The strain is most visible in Charlottenburg and Tempelhof, where demand for court time vastly outpaces supply. The Horst-Dassler-Sportplatz in Wedding, a cornerstone facility for amateur football since the 1970s, continues to operate despite structural concerns flagged in municipal inspections. Club administrators report seasonal booking delays stretching to three months during peak autumn and spring seasons.
"We have seven teams across three age groups," explains one long-standing volleyball club based near the Rummelsburger Bucht in Friedrichshain, "but we can only secure two training slots weekly at the Sportforum. Five years ago, we could book four." The Sportforum itself underwent partial renovation in 2023, yet demand still routinely exhausts availability.
Membership fees offer a window into the challenge's economic dimension. Basic annual membership at most Berlin amateur clubs ranges from €80 to €150, with additional court-booking fees—typically €12 to €18 per hour—covering facility maintenance and staffing. For families juggling multiple children across different sports, costs accumulate rapidly. The city subsidizes roughly 40 percent of facility operating costs through the Berlin Senate Department for Interior and Sport, yet budget allocations have remained essentially flat since 2021.
Some neighbourhoods fare better than others. Clubs in Köpenick and Lichtenberg benefit from comparatively newer municipal facilities built during the 1990s, though deferred maintenance is visible even there.
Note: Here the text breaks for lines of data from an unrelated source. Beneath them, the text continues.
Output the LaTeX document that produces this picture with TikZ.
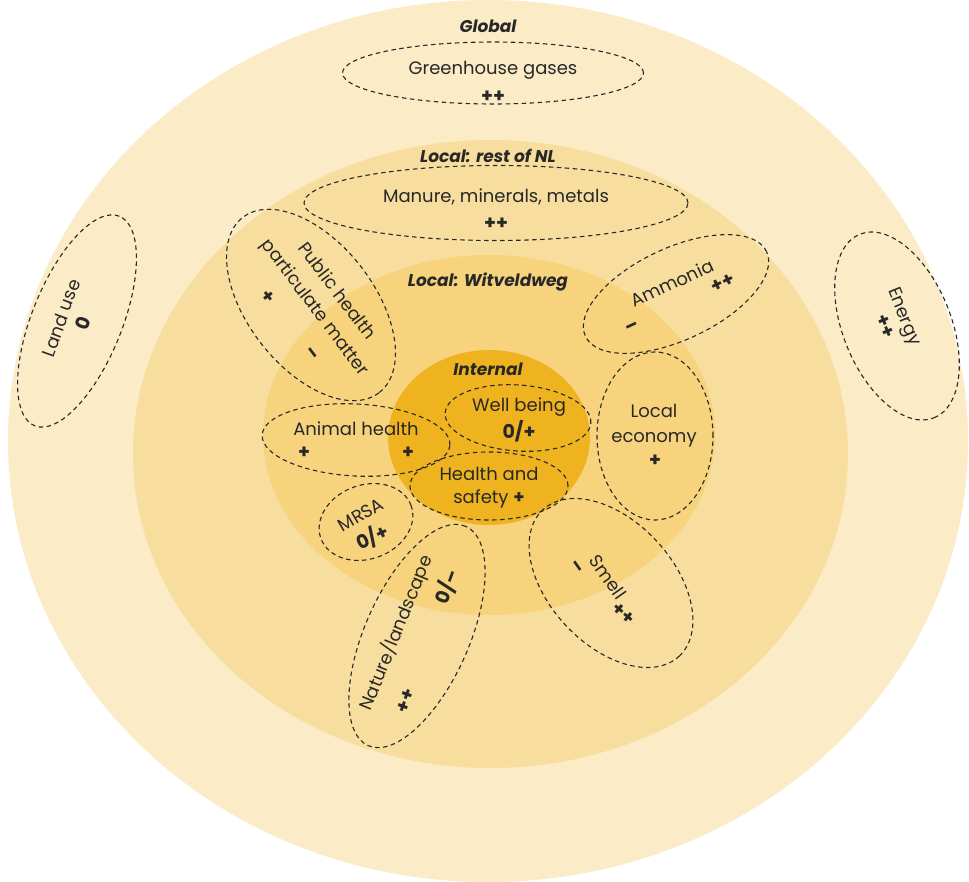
\documentclass[tikz,border=0pt]{standalone}
\usepackage{fontspec}
\setmainfont{Poppins}
\usetikzlibrary{shapes.geometric}
\definecolor{ringglobal}{RGB}{251,235,198}
\definecolor{ringnl}{RGB}{248,222,158}
\definecolor{ringwit}{RGB}{246,211,124}
\definecolor{ringint}{RGB}{240,179,32}
\definecolor{ink}{RGB}{40,40,40}
\tikzset{
  grp/.style={draw=ink, dash pattern=on 4.5pt off 3.5pt, line width=1.1pt, ellipse, inner sep=0pt, fill=none},
  lbl/.style={font=\fontsize{18}{23}\selectfont, text=ink, inner sep=0pt, align=center},
  sgn/.style={font=\fontsize{19}{21}\selectfont\bfseries, text=ink, inner sep=0pt},
  zone/.style={font=\fontsize{17}{19}\selectfont\bfseries\itshape, text=ink, inner sep=0pt}
}
\begin{document}
\begin{tikzpicture}[x=1pt,y=-1pt]
\useasboundingbox (0,0) rectangle (969,882);
\fill[white] (0,0) rectangle (969,882);
% nested zones
\fill[ringglobal] (488,441) ellipse [x radius=480, y radius=441];
\fill[ringnl] (490.5,454) ellipse [x radius=357.5, y radius=314];
\fill[ringwit] (489,435) ellipse [x radius=226, y radius=180];
\fill[ringint] (489,437.5) ellipse [x radius=101, y radius=87.5];
% zone titles
\node[zone] (tglobal) at (488,26) {Global};
\node[zone] (tnl) at (488,156) {Local: rest of NL};
\node[zone] (twit) at (488,282) {Local: Witveldweg};
\node[zone] (tint) at (488,369) {Internal};
% effect groups
\node[grp, minimum width=301, minimum height=62] (ghg) at (493,73) {};
\node[lbl] (ghgt) at (493,70) {Greenhouse gases};
\node[sgn] (ghgs) at (493,97) {++};

\node[grp, minimum width=384, minimum height=75] (man) at (496,203) {};
\node[lbl] (mant) at (496,197) {Manure, minerals, metals};
\node[sgn] (mans) at (496,224) {++};

\node[grp, minimum width=222, minimum height=126, rotate=-52] (ph) at (311,305) {};
\node[lbl, font=\fontsize{18}{27}\selectfont, rotate=-53] (pht) at (325,300) {Public health\\particulate matter};
\node[sgn, rotate=-53] (phs1) at (268,297) {+};
\node[sgn, rotate=-53] (phs2) at (311,354) {--};

\node[grp, minimum width=200, minimum height=92, rotate=25] (amm) at (676,294) {};
\node[lbl, rotate=25] (ammt) at (672,283) {Ammonia};
\node[sgn, rotate=25] (amms1) at (723,283) {++};
\node[sgn, rotate=25] (amms2) at (633,328) {--};

\node[grp, minimum width=116, minimum height=168] (eco) at (655,436) {};
\node[lbl, font=\fontsize{18}{25}\selectfont] (ecot) at (654,425.5) {Local\\economy};
\node[sgn] (ecos) at (655,461) {+};

\node[grp, minimum width=146, minimum height=66, rotate=-4] (wb) at (518,418) {};
\node[lbl] (wbt) at (519,407) {Well being};
\node[sgn] (wbs) at (519,431) {0/+};

\node[grp, minimum width=188, minimum height=72, rotate=-3] (ah) at (356,440) {};
\node[lbl] (aht) at (356,429) {Animal health};
\node[sgn] (ahs1) at (304,453) {+};
\node[sgn] (ahs2) at (408,453) {+};

\node[grp, minimum width=158, minimum height=68] (hs) at (489,486) {};
\node[lbl] (hst) at (489,487.5) {Health and\\safety \textbf{+}};

\node[grp, minimum width=96, minimum height=74, rotate=20] (mrsa) at (366,522) {};
\node[lbl, rotate=30] (mrsat) at (361,515) {MRSA};
\node[sgn, rotate=25] (mrsas) at (372,537) {0/+};

\node[grp, minimum width=240, minimum height=104, rotate=66] (nat) at (417,636) {};
\node[lbl, rotate=68] (natt) at (396,633) {Nature/landscape};
\node[sgn, rotate=70] (nats1) at (447,587) {0/--};
\node[sgn, rotate=70] (nats2) at (406,701) {++};

\node[grp, minimum width=200, minimum height=124, rotate=-47] (sm) at (611,583) {};
\node[lbl, rotate=-55] (smt) at (608,577) {Smell};
\node[sgn, rotate=-55] (sms1) at (576,568) {--};
\node[sgn, rotate=-40] (sms2) at (623,614) {++};

\node[grp, minimum width=226, minimum height=90, rotate=68] (land) at (77,321) {};
\node[lbl, rotate=70] (landt) at (61,318) {Land use};
\node[sgn, rotate=70] (lands) at (83,323) {0};

\node[grp, minimum width=198, minimum height=108, rotate=-68] (en) at (897,326) {};
\node[lbl, rotate=-68] (ent) at (903,317) {Energy};
\node[sgn, rotate=-68] (ens) at (885,326) {++};
\end{tikzpicture}
\end{document}
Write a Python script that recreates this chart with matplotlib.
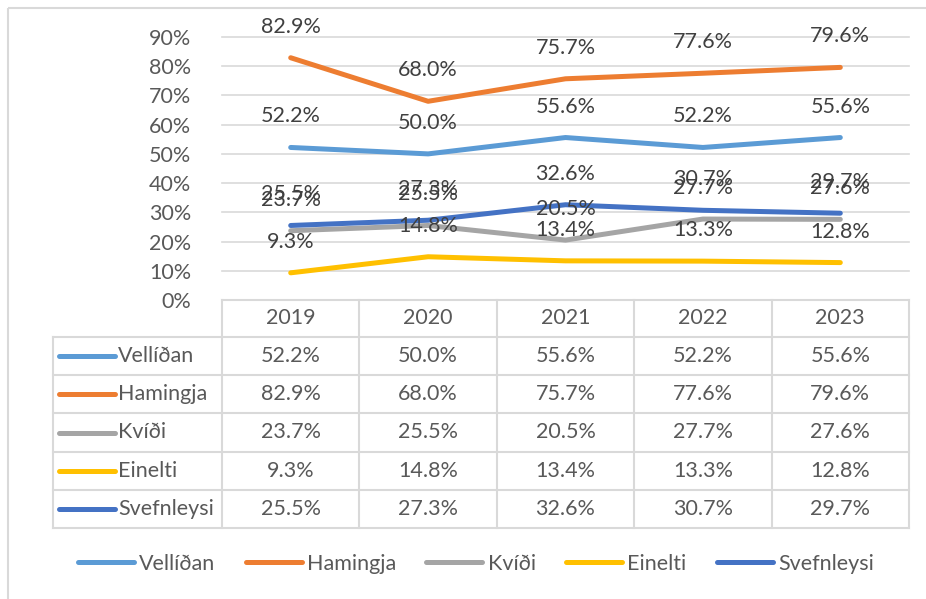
import matplotlib
matplotlib.use("Agg")
import matplotlib.pyplot as plt
from matplotlib.lines import Line2D
from matplotlib.patches import Rectangle
from matplotlib.ticker import PercentFormatter

years = ["2019", "2020", "2021", "2022", "2023"]
series_names = ["Vellíðan", "Hamingja", "Kvíði", "Einelti", "Svefnleysi"]
vellidan = [52.2, 50.0, 55.6, 52.2, 55.6]
hamingja = [82.9, 68.0, 75.7, 77.6, 79.6]
kvidi = [23.7, 25.5, 20.5, 27.7, 27.6]
einelti = [9.3, 14.8, 13.4, 13.3, 12.8]
svefnleysi = [25.5, 27.3, 32.6, 30.7, 29.7]
series_values = [vellidan, hamingja, kvidi, einelti, svefnleysi]
colors = ["#5B9BD5", "#ED7D31", "#A5A5A5", "#FFC000", "#4472C4"]
yticks = [0, 10, 20, 30, 40, 50, 60, 70, 80, 90]

W, H = 926, 599
TXT = "#595959"
GRID = "#D9D9D9"
FS = 15.5
plt.rcParams['font.family'] = ['Lato', 'DejaVu Sans']

fig = plt.figure(figsize=(W / 100, H / 100), dpi=100)

# overlay axes in pixel coordinates for table & border
ov = fig.add_axes([0, 0, 1, 1], zorder=0)
ov.set_xlim(0, W)
ov.set_ylim(H, 0)
ov.axis("off")
ov.add_patch(Rectangle((7.5, 7.5), W + 10, H + 10, fill=False, edgecolor=GRID, lw=1.5))

# main chart axes
ax_left, ax_right, ax_top, ax_bottom = 222, 909, 37, 300
ax = fig.add_axes([ax_left / W, 1 - ax_bottom / H, (ax_right - ax_left) / W, (ax_bottom - ax_top) / H], zorder=2)
ax.patch.set_alpha(0)
n = len(years)
ax.set_xlim(-0.5, n - 0.5)
ax.set_ylim(0, 90)
ax.set_yticks(yticks)
ax.yaxis.set_major_formatter(PercentFormatter(decimals=0))
ax.set_xticks([])
for s in ax.spines.values():
    s.set_visible(False)
ax.tick_params(axis="y", length=0, pad=22, labelsize=FS, labelcolor=TXT)
for t in yticks:
    ax.axhline(t, color=GRID, lw=1.2, zorder=1, clip_on=False)

for name, vals, c in zip(series_names, series_values, colors):
    ax.plot(range(n), vals, color=c, lw=3.6, solid_capstyle="round", solid_joinstyle="round", zorder=3, label=name)
for vals in series_values:
    for i, v in enumerate(vals):
        ax.annotate(f"{v:.1f}%", (i, v), xytext=(0, 31), textcoords="offset pixels",
                    ha="center", va="center", fontsize=FS, color="#404040", zorder=5, annotation_clip=False)

# data table
col_w = (ax_right - ax_left) / n
label_left = 53
row_h = (528 - 337) / len(series_names)
rows_y = [337 + k * row_h for k in range(len(series_names) + 1)]
ov.plot([ax_left, ax_right], [300, 300], color=GRID, lw=1.5)
for y in rows_y:
    ov.plot([label_left, ax_right], [y, y], color=GRID, lw=1.5)
for k in range(n + 1):
    x = ax_left + k * col_w
    ov.plot([x, x], [300, rows_y[-1]], color=GRID, lw=1.5)
ov.plot([label_left, label_left], [337, rows_y[-1]], color=GRID, lw=1.5)
for k, yr in enumerate(years):
    ov.text(ax_left + (k + 0.5) * col_w, (300 + 337) / 2, yr, ha="center", va="center", fontsize=FS, color=TXT)
for r, (name, vals, c) in enumerate(zip(series_names, series_values, colors)):
    yc = rows_y[r] + row_h / 2
    ov.plot([59, 115], [yc, yc], color=c, lw=3.6, solid_capstyle="round")
    ov.text(118, yc, name, ha="left", va="center", fontsize=FS, color=TXT)
    for k, v in enumerate(vals):
        ov.text(ax_left + (k + 0.5) * col_w, yc, f"{v:.1f}%", ha="center", va="center", fontsize=FS, color=TXT)

# legend
handles = [Line2D([], [], color=c, lw=3.6, solid_capstyle="round") for c in colors]
leg = fig.legend(handles, series_names, loc="center", bbox_to_anchor=(476 / W, 1 - 564 / H), ncol=5,
                 frameon=False, fontsize=FS, handlelength=2.6, handletextpad=0.25, columnspacing=1.4)
for t in leg.get_texts():
    t.set_color(TXT)

fig.savefig("out.png", dpi=100)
By contrast, Kreuzberg and Neukölln clubs frequently share limited space, with some badminton groups training in converted warehouses that lack proper ventilation and sprung flooring.
Recent conversations between club representatives and the Senate have focused on two priorities: accelerating renovations at key venues like the Erika-Hess-Eissporthalle and identifying underutilised municipal buildings for conversion to sports use. The city's 2025 infrastructure budget allocated €8.2 million specifically for amateur sports facilities—an increase of roughly 6 percent—yet administrators estimate true need at €15 million annually.
For Berlin's recreational athletes, the message is mixed: their thriving community has outpaced the infrastructure designed to support it. Without substantial new investment, the city risks watching this grassroots momentum plateau.